The violence was triggered by a dispute on 20 March between a Muslim shop owner and his Buddhist clients.
The disagreement resulted in the destruction of Muslim homes, businesses and mosques by Buddhist mobs.
In the days leading up to the eruption of violence, anti-Muslim propaganda leaflets were reportedly circulated in parts of Burma.
A state of emergency has been declared but CSW is calling upon the government and religious leaders to work together to ensure the safety of residents.
Hundreds of Muslims have reportedly fled their homes and are sheltering in a sports stadium.
CSW said the Muslim Rohingya population has become the victim of a "systematic campaign of persecution and ethnic cleansing".

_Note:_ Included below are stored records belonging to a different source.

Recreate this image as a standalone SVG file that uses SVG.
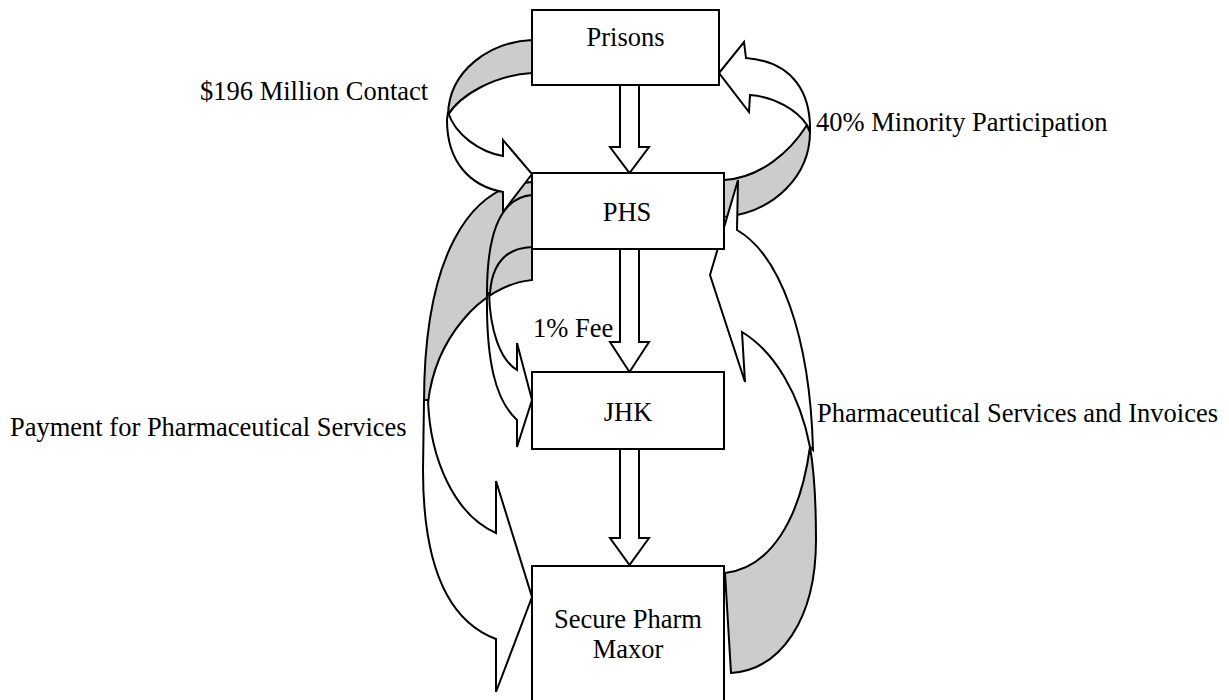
<svg xmlns="http://www.w3.org/2000/svg" width="1229" height="700" viewBox="0 0 1229 700">
<style>
.box{fill:#fff;stroke:#000;stroke-width:2}
.back{fill:#cccccc;stroke:#000;stroke-width:2;stroke-linejoin:miter}
.front{fill:#fff;stroke:#000;stroke-width:2;stroke-linejoin:miter}
.lbl{font-family:"Liberation Serif","Times New Roman",serif;font-size:26.5px;fill:#000}
.ctr{text-anchor:middle}
</style>
<rect width="1229" height="700" fill="#fff"/>
<g id="connectors">
  <!-- Payment for Pharmaceutical Services (PHS -> Secure Pharm Maxor) -->
  <g id="arrow-payment">
    <path class="back" d="M532,182 C470,186 424,255 424,403 L428,403 C435,340 480,285 532,280 Z"/>
    <path class="front" d="M428,400 C430,460 455,515 496,533 L496,481 L532,597 L496,692 L496,639 C445,620 423,560 423,470 L424,400 Z"/>
  </g>
  <!-- PHS -> JHK curved -->
  <g id="arrow-phs-jhk">
    <path class="back" d="M532,195 C505,197 487,225 487,293 L490,293 C492,265 505,248 532,247 Z"/>
    <path class="front" d="M489,293 C490,330 500,360 517,370 L517,343 L532,400 L517,447 L517,420 C495,400 486,360 487,293 Z"/>
  </g>
  <!-- $196 Million Contact (Prisons -> PHS) -->
  <g id="arrow-contract">
    <path class="back" d="M532,40 C490,42 449,70 448,115 C460,95 495,75 532,73 Z"/>
    <path class="front" d="M448,112 C455,135 480,152 503,156 L503,140 L532,174 L503,212 L503,192 C470,186 447,162 447,120 Z"/>
  </g>
  <!-- 40% Minority Participation (PHS -> Prisons) -->
  <g id="arrow-minority">
    <path class="back" d="M807,125 C790,152 760,178 724,180 L724,217 C775,212 810,175 810,132 Z"/>
    <path class="front" d="M746,58 L744,42 L719,73 L749,112 L750,95 C775,97 797,110 807,125 L810,132 C811,95 795,62 746,58 Z"/>
  </g>
  <!-- Pharmaceutical Services and Invoices (Secure Pharm Maxor -> PHS) -->
  <g id="arrow-services">
    <path class="back" d="M810,447 C814,470 816,500 816,540 C816,620 780,670 731,673 L725,573 C770,568 800,520 810,447 Z"/>
    <path class="front" d="M810,447 C800,395 775,352 742,332 L745,382 L710,275 L738,180 L737,230 C780,255 810,335 813,450 Z"/>
  </g>
  <!-- vertical block arrows -->
  <polygon id="arrow-prisons-phs" class="front" points="620,85 639,85 639,147 649,147 629.5,173 610,147 620,147"/>
  <polygon id="arrow-phs-jhk-down" class="front" points="620,249 639,249 639,342 649,342 629.5,372 610,342 620,342"/>
  <polygon id="arrow-jhk-maxor" class="front" points="620,449 639,449 639,538 649,538 629.5,565 610,538 620,538"/>
</g>
<g id="node-prisons">
  <rect class="box" x="532" y="10" width="187" height="75"/>
  <text class="lbl ctr" x="625.5" y="46">Prisons</text>
</g>
<g id="node-phs">
  <rect class="box" x="532" y="173" width="192" height="76"/>
  <text class="lbl ctr" x="627" y="221">PHS</text>
</g>
<g id="node-jhk">
  <rect class="box" x="532" y="372" width="192" height="77"/>
  <text class="lbl ctr" x="628" y="421">JHK</text>
</g>
<g id="node-maxor">
  <rect class="box" x="532" y="566" width="192" height="140"/>
  <text class="lbl ctr" x="628" y="628">Secure Pharm</text>
  <text class="lbl ctr" x="628" y="658">Maxor</text>
</g>
<g id="labels">
  <text class="lbl" x="200" y="100">$196 Million Contact</text>
  <text class="lbl" x="816" y="131">40% Minority Participation</text>
  <text class="lbl" x="533" y="337">1% Fee</text>
  <text class="lbl" x="10" y="436">Payment for Pharmaceutical Services</text>
  <text class="lbl" x="817" y="422">Pharmaceutical Services and Invoices</text>
</g>
</svg>
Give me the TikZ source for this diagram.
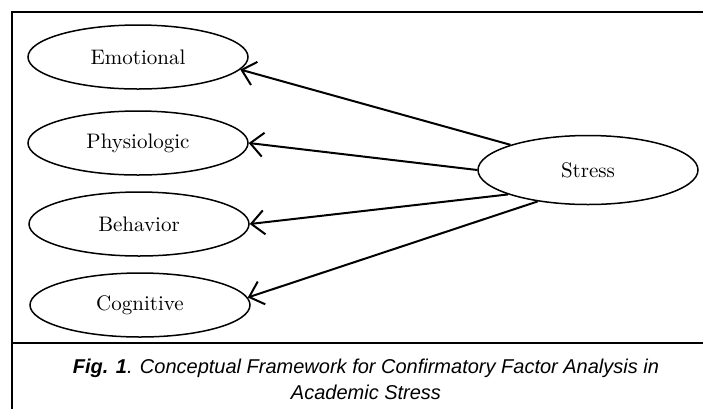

Last June, clashes with Buddhist Rakhine and Muslim Rohingya displaced at least 140,000 and left hundreds dead.
CSW's Advocacy Director Andrew Johnston said hate speech and anti-Muslim propaganda were creating a climate of intolerance and violence.
"We urge the Burmese government, as well as leaders of different religious communities and political groups, to work together to promote inter-religious harmony, respect for religious freedom, and to combat religious hatred, discrimination and violence," he said.
"Burma's reform process is at risk, and people of all religions who believe in peace, democracy and human rights must unite to prevent any further deterioration in the situation.
"We call on the Burmese security forces to restore public order according to the rule of law, and to ensure protection for all people regardless of religion."